TALLADEGA, Ala. (AP) — At each of his final stops on the #Appreci88ion tour, Dale Earnhardt Jr. receives a retirement gift from the track. They are supposed to be designed to create an impact in the local community because, after all, there's nothing NASCAR's most popular driver actually needs.

Then Talladega Superspeedway discovered it had something Earnhardt wanted.

Talladega officials presented Earnhardt with the Chevrolet Monte Carlo that his father raced during his 1979 rookie season, as well as some races during his 1980 championship season. The gift was to mark Earnhardt Jr.'s final scheduled Cup race Sunday at Talladega, the track where his fans are as rabid as anywhere on the circuit.

Earnhardt asked if the brakes worked, climbed inside and eventually got it to start. Then he took his late father's car for a spin around Talladega.

"I love being able to sit in the car just to see the perspective of what the view is like," Earnhardt said. "It's so different than our cars today. No headrest or nothing like that. You kind of see everything. There's a lot of wind moving around."

Earnhardt is a racing historian, as well as a car collector. The gift, which included bottles of champagne from the cases he celebrated with in victory lane during his first Talladega win in 2001 and his father's final Talladega win in 2000, was a touching reminder of how much the Earnhardt family and this Alabama track mean to each other.

Dale Earnhardt won 10 races on this high-banked superspeedway. Earnhardt Jr. has six wins, including a streak of four-straight from 2001-03. He's not been very reflective just yet of his Talladega memories, and remember, he's had his fair share of frights at this track. He was left dazed after a 2012 crash, and doctors later found he'd suffered one of the many concussions that have played into his decision to retire at the end of the season.

Earnhardt doesn't dwell on those bad days, just the many outstanding memories at Talladega and that sensation when he charges to the lead and the roar from the crowd is deafening. He wanted to wear a camera on his helmet Sunday to give fans a birds-eye view of how he handles the draft, but he couldn't get comfortable with it during Friday practices and scrapped the idea.

"When we come here for example, people want to see us go to the front. Our fans want to see us take the lead as fast as we can possibly take it," he said. "They want to see us in the lead every lap. And, I can see in the grandstands the reaction when we have taken the lead and come around Turn 4 on the front straightaway. That pushes me all day at these plate tracks to do as much as I can to get into the lead and stay there."

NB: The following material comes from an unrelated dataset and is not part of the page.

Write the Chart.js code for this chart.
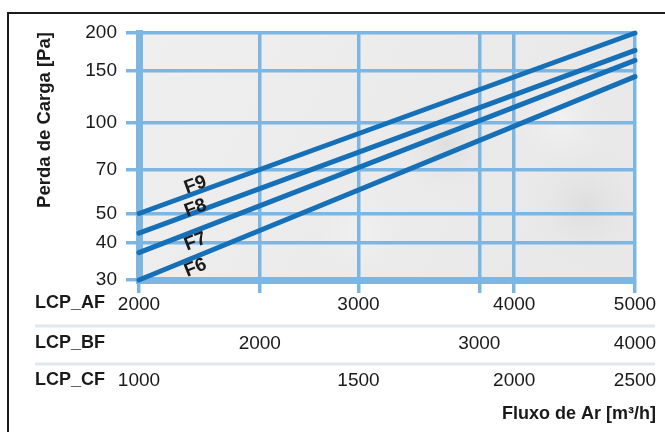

He's always driven plate races that way, learned it from watching his daddy, and has been a factor if not the favorite nearly every time NASCAR races at Talladega or Daytona. So in this time of reflection, Earnhardt has not been looking back at his time at Talladega of late, but rather his 2001 victory at Daytona that came nearly five months after his father died in a crash on the last lap of the Daytona 500.

Immediately after crossing the finish line on an emotional victory that is stamped in NASCAR history, fellow competitor Jimmy Spencer openly wondered if Earnhardt's car was legal. It may have been the starting point of a conspiracy theory that lingers to this day about the legitimacy of Earnhardt's car.

Earnhardt was angered days after the race by the comments, calling them "a slap in my face, a slap in my father's face," and 16 years later he's still bothered.

He told a story Friday at Talladega about a longtime employee and friend of Earnhardt's who has two of Spencer's diecasts in his office.

"I see those diecasts, that's the only thing that I think about," Earnhardt said. "So it bothers me today. A lot of times, myself included, you don't think before you speak, but that was an incredible night for us in 2001 when we won that race. I just felt like even if he did feel that way, I was disappointed that he would do that and say that."

Earnhardt believes the strength of his race team and its alliance for plate tracks proves his 2001 victory was clean. It came during a three-plus season stretch of dominance by Dale Earnhardt Inc. in which it won 10 of 13 restrictor-plate races.

But, that's the memory Earnhardt has right now as he heads into what could be his final plate race.

"Of course, you know it's Jimmy Spencer, it's the kind of thing he does," said Earnhardt.

"I never really liked that too much and haven't forgotten about. It's hard to forget something like that. It was nice to keep winning and show people that that was legit. That was like for me, that's the stuff movies are made of, to come back after you dad passes away and win that race was the greatest thing that I could imagine happening for me or anyone else, all his fans, all our family."